Task details: Your task is to retype the lines from the opening of the material through the line that includes "const rowY = i => 9 - i;". Do not copy the pictures.

Source excerpt:
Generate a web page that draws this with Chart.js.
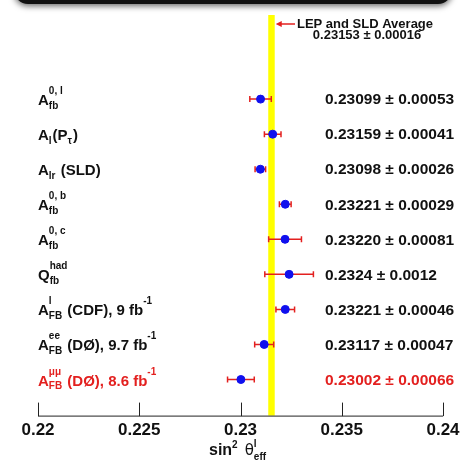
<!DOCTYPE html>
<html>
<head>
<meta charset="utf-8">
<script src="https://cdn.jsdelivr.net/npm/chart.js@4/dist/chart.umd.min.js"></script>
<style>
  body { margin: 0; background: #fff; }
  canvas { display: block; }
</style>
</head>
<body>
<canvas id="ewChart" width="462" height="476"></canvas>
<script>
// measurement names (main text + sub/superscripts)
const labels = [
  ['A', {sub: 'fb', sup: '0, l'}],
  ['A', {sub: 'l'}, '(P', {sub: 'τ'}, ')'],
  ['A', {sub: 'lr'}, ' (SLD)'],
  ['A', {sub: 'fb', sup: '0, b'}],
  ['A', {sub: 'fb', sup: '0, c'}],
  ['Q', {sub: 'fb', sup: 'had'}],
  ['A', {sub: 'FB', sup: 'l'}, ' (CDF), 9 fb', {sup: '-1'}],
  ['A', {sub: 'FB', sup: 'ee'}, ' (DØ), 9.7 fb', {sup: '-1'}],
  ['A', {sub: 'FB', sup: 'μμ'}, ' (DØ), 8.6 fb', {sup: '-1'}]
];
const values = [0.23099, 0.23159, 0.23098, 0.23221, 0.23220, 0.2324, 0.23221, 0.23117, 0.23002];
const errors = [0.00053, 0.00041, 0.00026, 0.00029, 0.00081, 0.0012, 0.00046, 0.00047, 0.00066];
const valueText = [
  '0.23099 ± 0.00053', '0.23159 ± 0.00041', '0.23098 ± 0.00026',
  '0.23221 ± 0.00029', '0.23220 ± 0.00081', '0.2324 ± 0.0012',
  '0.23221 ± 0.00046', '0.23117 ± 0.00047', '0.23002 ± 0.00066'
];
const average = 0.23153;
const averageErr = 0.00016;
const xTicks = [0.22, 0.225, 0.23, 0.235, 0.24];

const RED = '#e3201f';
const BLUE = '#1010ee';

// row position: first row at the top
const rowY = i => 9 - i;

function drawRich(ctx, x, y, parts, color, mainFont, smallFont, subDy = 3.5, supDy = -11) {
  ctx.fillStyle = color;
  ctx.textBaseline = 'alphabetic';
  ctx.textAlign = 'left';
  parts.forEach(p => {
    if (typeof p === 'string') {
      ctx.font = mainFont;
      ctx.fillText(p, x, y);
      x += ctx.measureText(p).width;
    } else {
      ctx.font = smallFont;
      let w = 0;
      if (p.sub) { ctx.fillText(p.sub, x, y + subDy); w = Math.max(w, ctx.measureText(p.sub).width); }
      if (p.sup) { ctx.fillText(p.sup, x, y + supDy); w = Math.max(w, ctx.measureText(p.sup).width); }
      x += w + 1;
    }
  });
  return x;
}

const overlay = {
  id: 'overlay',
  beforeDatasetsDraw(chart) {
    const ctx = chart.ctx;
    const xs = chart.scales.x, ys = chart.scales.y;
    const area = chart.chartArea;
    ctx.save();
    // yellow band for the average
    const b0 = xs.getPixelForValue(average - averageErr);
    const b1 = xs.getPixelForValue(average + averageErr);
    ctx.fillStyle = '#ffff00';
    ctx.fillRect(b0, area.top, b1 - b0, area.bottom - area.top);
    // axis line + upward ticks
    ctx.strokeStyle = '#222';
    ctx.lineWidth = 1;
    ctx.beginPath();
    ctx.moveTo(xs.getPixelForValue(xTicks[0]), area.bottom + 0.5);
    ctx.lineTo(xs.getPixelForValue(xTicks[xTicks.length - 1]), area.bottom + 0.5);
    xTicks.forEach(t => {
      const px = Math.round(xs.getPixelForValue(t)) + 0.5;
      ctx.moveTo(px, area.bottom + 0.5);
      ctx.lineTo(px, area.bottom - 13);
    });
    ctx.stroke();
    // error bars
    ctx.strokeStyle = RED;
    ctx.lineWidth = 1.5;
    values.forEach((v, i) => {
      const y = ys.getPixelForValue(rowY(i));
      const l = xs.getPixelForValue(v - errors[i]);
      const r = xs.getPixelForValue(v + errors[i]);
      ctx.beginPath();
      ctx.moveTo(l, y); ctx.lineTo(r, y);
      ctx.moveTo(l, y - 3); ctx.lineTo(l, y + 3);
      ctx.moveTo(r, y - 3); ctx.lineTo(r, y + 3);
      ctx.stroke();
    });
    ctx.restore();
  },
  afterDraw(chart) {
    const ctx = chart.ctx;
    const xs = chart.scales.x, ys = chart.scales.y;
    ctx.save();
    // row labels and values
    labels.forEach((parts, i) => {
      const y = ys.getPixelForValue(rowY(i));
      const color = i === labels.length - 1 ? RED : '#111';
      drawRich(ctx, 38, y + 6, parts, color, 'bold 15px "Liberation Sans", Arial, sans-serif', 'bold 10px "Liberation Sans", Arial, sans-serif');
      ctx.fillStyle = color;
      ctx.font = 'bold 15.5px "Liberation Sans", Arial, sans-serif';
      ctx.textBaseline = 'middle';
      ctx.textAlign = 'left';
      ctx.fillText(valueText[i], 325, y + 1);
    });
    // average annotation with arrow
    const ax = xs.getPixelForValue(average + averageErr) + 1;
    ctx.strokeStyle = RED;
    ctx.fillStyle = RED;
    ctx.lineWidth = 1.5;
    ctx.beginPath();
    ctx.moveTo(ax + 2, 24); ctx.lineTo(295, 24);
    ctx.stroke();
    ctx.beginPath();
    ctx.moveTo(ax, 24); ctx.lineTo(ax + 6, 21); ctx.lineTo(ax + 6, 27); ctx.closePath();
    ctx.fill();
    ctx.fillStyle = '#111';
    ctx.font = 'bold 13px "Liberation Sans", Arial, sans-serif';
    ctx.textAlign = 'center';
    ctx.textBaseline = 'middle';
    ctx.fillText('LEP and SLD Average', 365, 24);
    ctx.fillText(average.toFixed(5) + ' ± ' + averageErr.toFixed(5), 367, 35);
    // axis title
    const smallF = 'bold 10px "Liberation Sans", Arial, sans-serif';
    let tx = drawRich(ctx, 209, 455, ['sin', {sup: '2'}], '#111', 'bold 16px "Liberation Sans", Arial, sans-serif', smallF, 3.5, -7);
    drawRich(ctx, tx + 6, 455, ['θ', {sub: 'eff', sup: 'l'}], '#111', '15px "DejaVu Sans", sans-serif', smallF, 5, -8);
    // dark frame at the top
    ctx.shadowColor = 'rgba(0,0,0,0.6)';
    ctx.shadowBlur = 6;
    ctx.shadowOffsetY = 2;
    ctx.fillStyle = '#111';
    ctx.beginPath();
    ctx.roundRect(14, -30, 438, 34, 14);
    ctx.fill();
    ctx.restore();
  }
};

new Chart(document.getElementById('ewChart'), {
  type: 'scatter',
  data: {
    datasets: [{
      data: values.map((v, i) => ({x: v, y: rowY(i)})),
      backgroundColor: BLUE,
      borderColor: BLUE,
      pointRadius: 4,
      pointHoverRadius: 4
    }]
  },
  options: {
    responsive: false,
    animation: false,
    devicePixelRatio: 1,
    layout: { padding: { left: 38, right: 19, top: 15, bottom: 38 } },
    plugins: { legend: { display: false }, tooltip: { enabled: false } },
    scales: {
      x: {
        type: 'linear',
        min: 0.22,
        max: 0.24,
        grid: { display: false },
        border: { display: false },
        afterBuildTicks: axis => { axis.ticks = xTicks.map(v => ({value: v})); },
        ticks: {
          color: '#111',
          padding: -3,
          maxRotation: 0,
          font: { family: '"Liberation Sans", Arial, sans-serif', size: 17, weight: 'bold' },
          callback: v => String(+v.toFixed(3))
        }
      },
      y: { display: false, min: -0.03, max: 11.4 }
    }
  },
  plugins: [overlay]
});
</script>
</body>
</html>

Correct response:
Generate a web page that draws this with Chart.js.
<!DOCTYPE html>
<html>
<head>
<meta charset="utf-8">
<script src="https://cdn.jsdelivr.net/npm/chart.js@4/dist/chart.umd.min.js"></script>
<style>
  body { margin: 0; background: #fff; }
  canvas { display: block; }
</style>
</head>
<body>
<canvas id="ewChart" width="462" height="476"></canvas>
<script>
// measurement names (main text + sub/superscripts)
const labels = [
  ['A', {sub: 'fb', sup: '0, l'}],
  ['A', {sub: 'l'}, '(P', {sub: 'τ'}, ')'],
  ['A', {sub: 'lr'}, ' (SLD)'],
  ['A', {sub: 'fb', sup: '0, b'}],
  ['A', {sub: 'fb', sup: '0, c'}],
  ['Q', {sub: 'fb', sup: 'had'}],
  ['A', {sub: 'FB', sup: 'l'}, ' (CDF), 9 fb', {sup: '-1'}],
  ['A', {sub: 'FB', sup: 'ee'}, ' (DØ), 9.7 fb', {sup: '-1'}],
  ['A', {sub: 'FB', sup: 'μμ'}, ' (DØ), 8.6 fb', {sup: '-1'}]
];
const values = [0.23099, 0.23159, 0.23098, 0.23221, 0.23220, 0.2324, 0.23221, 0.23117, 0.23002];
const errors = [0.00053, 0.00041, 0.00026, 0.00029, 0.00081, 0.0012, 0.00046, 0.00047, 0.00066];
const valueText = [
  '0.23099 ± 0.00053', '0.23159 ± 0.00041', '0.23098 ± 0.00026',
  '0.23221 ± 0.00029', '0.23220 ± 0.00081', '0.2324 ± 0.0012',
  '0.23221 ± 0.00046', '0.23117 ± 0.00047', '0.23002 ± 0.00066'
];
const average = 0.23153;
const averageErr = 0.00016;
const xTicks = [0.22, 0.225, 0.23, 0.235, 0.24];

const RED = '#e3201f';
const BLUE = '#1010ee';

// row position: first row at the top
const rowY = i => 9 - i;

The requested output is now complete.